━━ LISTED ENTRIES

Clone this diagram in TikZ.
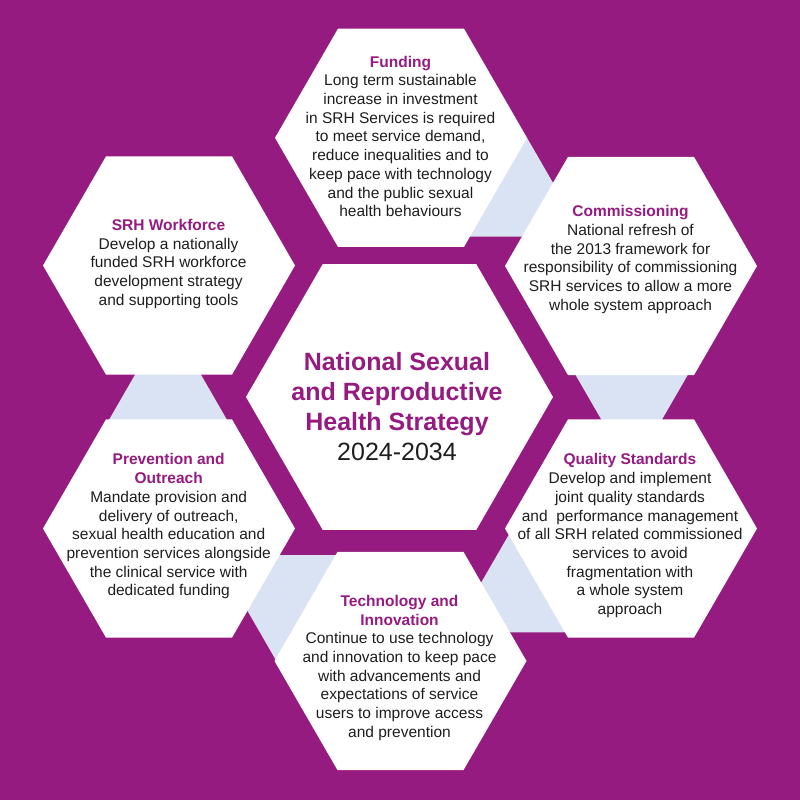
\documentclass[tikz,border=0pt]{standalone}
\usepackage{fontspec}
\setmainfont{Liberation Sans}
\definecolor{bgpurple}{RGB}{149,27,128}
\definecolor{lightblue}{RGB}{218,227,243}
\definecolor{bodytext}{RGB}{30,30,30}
\newcommand{\hd}[1]{{\bfseries\color{bgpurple}#1}}
\newcommand{\hexagonat}[3]{({#1+#3},{#2}) -- ({#1+0.5*#3},{#2+0.8660254*#3}) -- ({#1-0.5*#3},{#2+0.8660254*#3}) -- ({#1-#3},{#2}) -- ({#1-0.5*#3},{#2-0.8660254*#3}) -- ({#1+0.5*#3},{#2-0.8660254*#3}) -- cycle}
\tikzset{
  hexfill/.style={fill=white, draw=none},
  bluefill/.style={fill=lightblue, draw=none},
  bodynode/.style={align=center, anchor=north, inner sep=0pt, text=bodytext,
    font=\fontsize{15.5}{18.7}\selectfont},
  titlenode/.style={align=center, anchor=north, inner sep=0pt, text=bodytext,
    font=\fontsize{25}{30}\selectfont},
}
\begin{document}
\begin{tikzpicture}[x=1pt,y=-1pt]
\fill[bgpurple] (0,0) rectangle (800,800);
\path[use as bounding box] (0,0) rectangle (800,800);

% hexagon centres
\coordinate (cM) at (399.5,397);
\coordinate (cF) at (401,137.8);
\coordinate (cC) at (631,266);
\coordinate (cQ) at (631,528.5);
\coordinate (cT) at (400.5,661);
\coordinate (cP) at (169,528.5);
\coordinate (cS) at (169,265.5);

% light blue links between neighbouring hexagons
\fill[bluefill] (527,137.8) -- (567,207.1) -- (566,236.5) -- (445,236.5) -- cycle;
\fill[bluefill] (566.9,360) -- (696.4,360) -- (654.8,432) -- (608.5,432) -- cycle;
\fill[bluefill] (520.2,515) -- (590,632.3) -- (490,632.3) -- (471.1,600) -- cycle;
\fill[bluefill] (260,555) -- (360,555) -- (330,661) -- (276.4,661) -- (229.7,580) -- cycle;
\fill[bluefill] (143.5,360) -- (192.5,360) -- (234,432) -- (102,432) -- cycle;

% hexagons
\fill[hexfill] \hexagonat{399.5}{397}{153.5};
\fill[hexfill] \hexagonat{401}{137.8}{126};
\fill[hexfill] \hexagonat{631}{266}{126};
\fill[hexfill] \hexagonat{631}{528.5}{126};
\fill[hexfill] \hexagonat{400.5}{661}{126};
\fill[hexfill] \hexagonat{169}{528.5}{126};
\fill[hexfill] \hexagonat{169}{265.5}{126};

% texts
\node[titlenode] (tM) at (397,351.8) {\hd{National Sexual}\\\hd{and Reproductive}\\\hd{Health Strategy}\\2024-2034};

\node[bodynode] (tF) at (400.5,55.7) {\hd{Funding}\\Long term sustainable\\increase in investment\\in SRH Services is required\\to meet service demand,\\reduce inequalities and to\\keep pace with technology\\and the public sexual\\health behaviours};

\node[bodynode] (tC) at (630.5,205.2) {\hd{Commissioning}\\National refresh of\\the 2013 framework for\\responsibility of commissioning\\SRH services to allow a more\\whole system approach};

\node[bodynode] (tS) at (168.5,219) {\hd{SRH Workforce}\\Develop a nationally\\funded SRH workforce\\development strategy\\and supporting tools};

\node[bodynode] (tP) at (168.7,453.5) {\hd{Prevention and}\\\hd{Outreach}\\Mandate provision and\\delivery of outreach,\\sexual health education and\\prevention services alongside\\the clinical service with\\dedicated funding};

\node[bodynode] (tQ) at (630,453.5) {\hd{Quality Standards}\\Develop and implement\\joint quality standards\\and\ \ performance management\\of all SRH related commissioned\\services to avoid\\fragmentation with\\a whole system\\approach};

\node[bodynode] (tT) at (399.5,595) {\hd{Technology and}\\\hd{Innovation}\\Continue to use technology\\and innovation to keep pace\\with advancements and\\expectations of service\\users to improve access\\and prevention};
\end{tikzpicture}
\end{document}
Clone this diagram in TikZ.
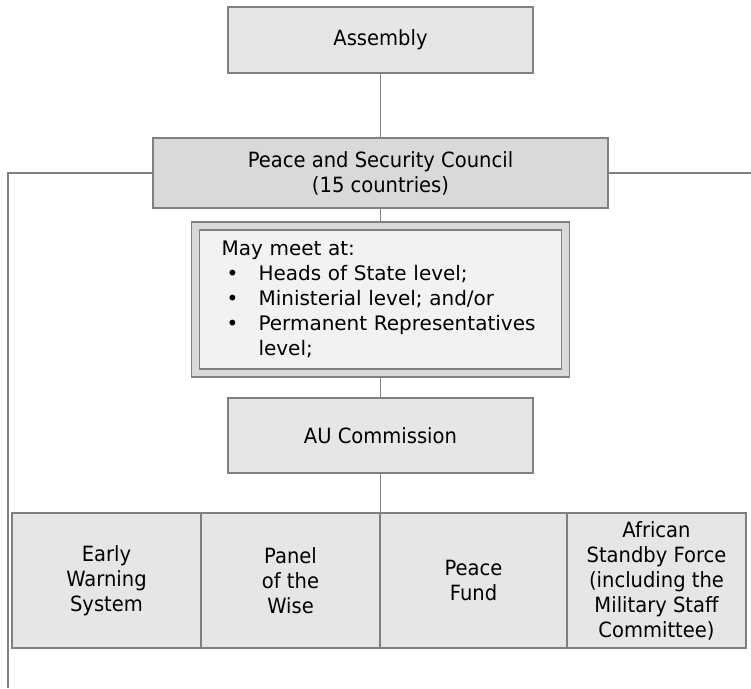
\documentclass[tikz,border=0pt]{standalone}
\usepackage{fontspec}
\setmainfont[FakeStretch=0.93]{DejaVu Sans}
\newfontfamily\listfont{DejaVu Sans}
\usetikzlibrary{positioning}
\definecolor{edge}{HTML}{808080}
\definecolor{boxfill}{HTML}{E6E6E6}
\definecolor{darkfill}{HTML}{D9D9D9}
\definecolor{paperfill}{HTML}{F2F2F2}

\begin{document}
\begin{tikzpicture}[x=0.5pt, y=-0.5pt,
  block/.style={rectangle, draw=edge, fill=boxfill, line width=0.7pt, minimum width=152.5pt,
    align=center, font=\fontsize{10.5}{12.5}\selectfont},
  unit/.style={block, minimum height=67.5pt, inner sep=2pt},
  link/.style={draw=edge, line width=0.7pt},
  node distance=66.5pt]
  \useasboundingbox (0,0) rectangle (751,689);
  \node[block, minimum height=33pt] (asm) at (380.5,40) {Assembly};
  \node[block, fill=darkfill, minimum width=227.5pt, minimum height=35pt, below of=asm] (psc)
    {Peace and Security Council\\(15 countries)};
  \node[rectangle, draw=edge, fill=darkfill, line width=0.7pt, minimum width=189pt, minimum height=77.5pt,
    below of=psc, node distance=63.25pt] (meetframe) {};
  \node[rectangle, draw=edge, fill=paperfill, line width=0.7pt, minimum width=181pt, minimum height=69.5pt,
    inner sep=0pt, text width=159pt, align=left, font=\listfont\fontsize{10}{12.5}\selectfont,
    at=(meetframe)] (meet)
    {May meet at:\\
     \hspace*{2.5pt}\makebox[16pt][l]{\textbullet}Heads of State level;\\
     \hspace*{2.5pt}\makebox[16pt][l]{\textbullet}Ministerial level; and/or\\
     \hspace*{2.5pt}\makebox[16pt][l]{\textbullet}Permanent Representatives\\
     \hspace*{18.5pt}level;};
  \node[block, minimum height=37.5pt, below of=meetframe, node distance=68pt] (au) {AU Commission};

  \node[unit, minimum width=93.5pt, below of=au, node distance=72.5pt, xshift=46.5pt] (fund) {Peace\\Fund};
  \node[unit, minimum width=89.5pt, left of=fund, node distance=91.5pt] (wise) {Panel\\of the\\Wise};
  \node[unit, minimum width=94.5pt, left of=wise, node distance=92pt] (early) {Early\\Warning\\System};
  \node[unit, minimum width=89.5pt, right of=fund, node distance=91.5pt] (asf)
    {African\\Standby Force\\(including the\\Military Staff\\Committee)};

  \coordinate (lfoot) at (8,688);
  \coordinate (rtip) at (751,173);
  \draw[link] (asm) -- (psc);
  \draw[link] (psc) -- (meetframe);
  \draw[link] (meetframe) -- (au);
  \draw[link] (au) -- (au |- fund.north);
  \draw[link] (psc.west) -| (lfoot);
  \draw[link] (psc.east) -- (rtip);
\end{tikzpicture}
\end{document}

━━━━

§ **WORK INSTRUCTIONS**:
Your task is an exact transcription of all the data, minus the pictures.

§ **ANSWER TO THIS PROBLEM**:
Clone this diagram in TikZ.
\documentclass[tikz,border=0pt]{standalone}
\usepackage{fontspec}
\setmainfont{Liberation Sans}
\definecolor{bgpurple}{RGB}{149,27,128}
\definecolor{lightblue}{RGB}{218,227,243}
\definecolor{bodytext}{RGB}{30,30,30}
\newcommand{\hd}[1]{{\bfseries\color{bgpurple}#1}}
\newcommand{\hexagonat}[3]{({#1+#3},{#2}) -- ({#1+0.5*#3},{#2+0.8660254*#3}) -- ({#1-0.5*#3},{#2+0.8660254*#3}) -- ({#1-#3},{#2}) -- ({#1-0.5*#3},{#2-0.8660254*#3}) -- ({#1+0.5*#3},{#2-0.8660254*#3}) -- cycle}
\tikzset{
  hexfill/.style={fill=white, draw=none},
  bluefill/.style={fill=lightblue, draw=none},
  bodynode/.style={align=center, anchor=north, inner sep=0pt, text=bodytext,
    font=\fontsize{15.5}{18.7}\selectfont},
  titlenode/.style={align=center, anchor=north, inner sep=0pt, text=bodytext,
    font=\fontsize{25}{30}\selectfont},
}
\begin{document}
\begin{tikzpicture}[x=1pt,y=-1pt]
\fill[bgpurple] (0,0) rectangle (800,800);
\path[use as bounding box] (0,0) rectangle (800,800);

% hexagon centres
\coordinate (cM) at (399.5,397);
\coordinate (cF) at (401,137.8);
\coordinate (cC) at (631,266);
\coordinate (cQ) at (631,528.5);
\coordinate (cT) at (400.5,661);
\coordinate (cP) at (169,528.5);
\coordinate (cS) at (169,265.5);

% light blue links between neighbouring hexagons
\fill[bluefill] (527,137.8) -- (567,207.1) -- (566,236.5) -- (445,236.5) -- cycle;
\fill[bluefill] (566.9,360) -- (696.4,360) -- (654.8,432) -- (608.5,432) -- cycle;
\fill[bluefill] (520.2,515) -- (590,632.3) -- (490,632.3) -- (471.1,600) -- cycle;
\fill[bluefill] (260,555) -- (360,555) -- (330,661) -- (276.4,661) -- (229.7,580) -- cycle;
\fill[bluefill] (143.5,360) -- (192.5,360) -- (234,432) -- (102,432) -- cycle;

% hexagons
\fill[hexfill] \hexagonat{399.5}{397}{153.5};
\fill[hexfill] \hexagonat{401}{137.8}{126};
\fill[hexfill] \hexagonat{631}{266}{126};
\fill[hexfill] \hexagonat{631}{528.5}{126};
\fill[hexfill] \hexagonat{400.5}{661}{126};
\fill[hexfill] \hexagonat{169}{528.5}{126};
\fill[hexfill] \hexagonat{169}{265.5}{126};

% texts
\node[titlenode] (tM) at (397,351.8) {\hd{National Sexual}\\\hd{and Reproductive}\\\hd{Health Strategy}\\2024-2034};

\node[bodynode] (tF) at (400.5,55.7) {\hd{Funding}\\Long term sustainable\\increase in investment\\in SRH Services is required\\to meet service demand,\\reduce inequalities and to\\keep pace with technology\\and the public sexual\\health behaviours};

\node[bodynode] (tC) at (630.5,205.2) {\hd{Commissioning}\\National refresh of\\the 2013 framework for\\responsibility of commissioning\\SRH services to allow a more\\whole system approach};

\node[bodynode] (tS) at (168.5,219) {\hd{SRH Workforce}\\Develop a nationally\\funded SRH workforce\\development strategy\\and supporting tools};

\node[bodynode] (tP) at (168.7,453.5) {\hd{Prevention and}\\\hd{Outreach}\\Mandate provision and\\delivery of outreach,\\sexual health education and\\prevention services alongside\\the clinical service with\\dedicated funding};

\node[bodynode] (tQ) at (630,453.5) {\hd{Quality Standards}\\Develop and implement\\joint quality standards\\and\ \ performance management\\of all SRH related commissioned\\services to avoid\\fragmentation with\\a whole system\\approach};

\node[bodynode] (tT) at (399.5,595) {\hd{Technology and}\\\hd{Innovation}\\Continue to use technology\\and innovation to keep pace\\with advancements and\\expectations of service\\users to improve access\\and prevention};
\end{tikzpicture}
\end{document}
Clone this diagram in TikZ.
\documentclass[tikz,border=0pt]{standalone}
\usepackage{fontspec}
\setmainfont[FakeStretch=0.93]{DejaVu Sans}
\newfontfamily\listfont{DejaVu Sans}
\usetikzlibrary{positioning}
\definecolor{edge}{HTML}{808080}
\definecolor{boxfill}{HTML}{E6E6E6}
\definecolor{darkfill}{HTML}{D9D9D9}
\definecolor{paperfill}{HTML}{F2F2F2}

\begin{document}
\begin{tikzpicture}[x=0.5pt, y=-0.5pt,
  block/.style={rectangle, draw=edge, fill=boxfill, line width=0.7pt, minimum width=152.5pt,
    align=center, font=\fontsize{10.5}{12.5}\selectfont},
  unit/.style={block, minimum height=67.5pt, inner sep=2pt},
  link/.style={draw=edge, line width=0.7pt},
  node distance=66.5pt]
  \useasboundingbox (0,0) rectangle (751,689);
  \node[block, minimum height=33pt] (asm) at (380.5,40) {Assembly};
  \node[block, fill=darkfill, minimum width=227.5pt, minimum height=35pt, below of=asm] (psc)
    {Peace and Security Council\\(15 countries)};
  \node[rectangle, draw=edge, fill=darkfill, line width=0.7pt, minimum width=189pt, minimum height=77.5pt,
    below of=psc, node distance=63.25pt] (meetframe) {};
  \node[rectangle, draw=edge, fill=paperfill, line width=0.7pt, minimum width=181pt, minimum height=69.5pt,
    inner sep=0pt, text width=159pt, align=left, font=\listfont\fontsize{10}{12.5}\selectfont,
    at=(meetframe)] (meet)
    {May meet at:\\
     \hspace*{2.5pt}\makebox[16pt][l]{\textbullet}Heads of State level;\\
     \hspace*{2.5pt}\makebox[16pt][l]{\textbullet}Ministerial level; and/or\\
     \hspace*{2.5pt}\makebox[16pt][l]{\textbullet}Permanent Representatives\\
     \hspace*{18.5pt}level;};
  \node[block, minimum height=37.5pt, below of=meetframe, node distance=68pt] (au) {AU Commission};

  \node[unit, minimum width=93.5pt, below of=au, node distance=72.5pt, xshift=46.5pt] (fund) {Peace\\Fund};
  \node[unit, minimum width=89.5pt, left of=fund, node distance=91.5pt] (wise) {Panel\\of the\\Wise};
  \node[unit, minimum width=94.5pt, left of=wise, node distance=92pt] (early) {Early\\Warning\\System};
  \node[unit, minimum width=89.5pt, right of=fund, node distance=91.5pt] (asf)
    {African\\Standby Force\\(including the\\Military Staff\\Committee)};

  \coordinate (lfoot) at (8,688);
  \coordinate (rtip) at (751,173);
  \draw[link] (asm) -- (psc);
  \draw[link] (psc) -- (meetframe);
  \draw[link] (meetframe) -- (au);
  \draw[link] (au) -- (au |- fund.north);
  \draw[link] (psc.west) -| (lfoot);
  \draw[link] (psc.east) -- (rtip);
\end{tikzpicture}
\end{document}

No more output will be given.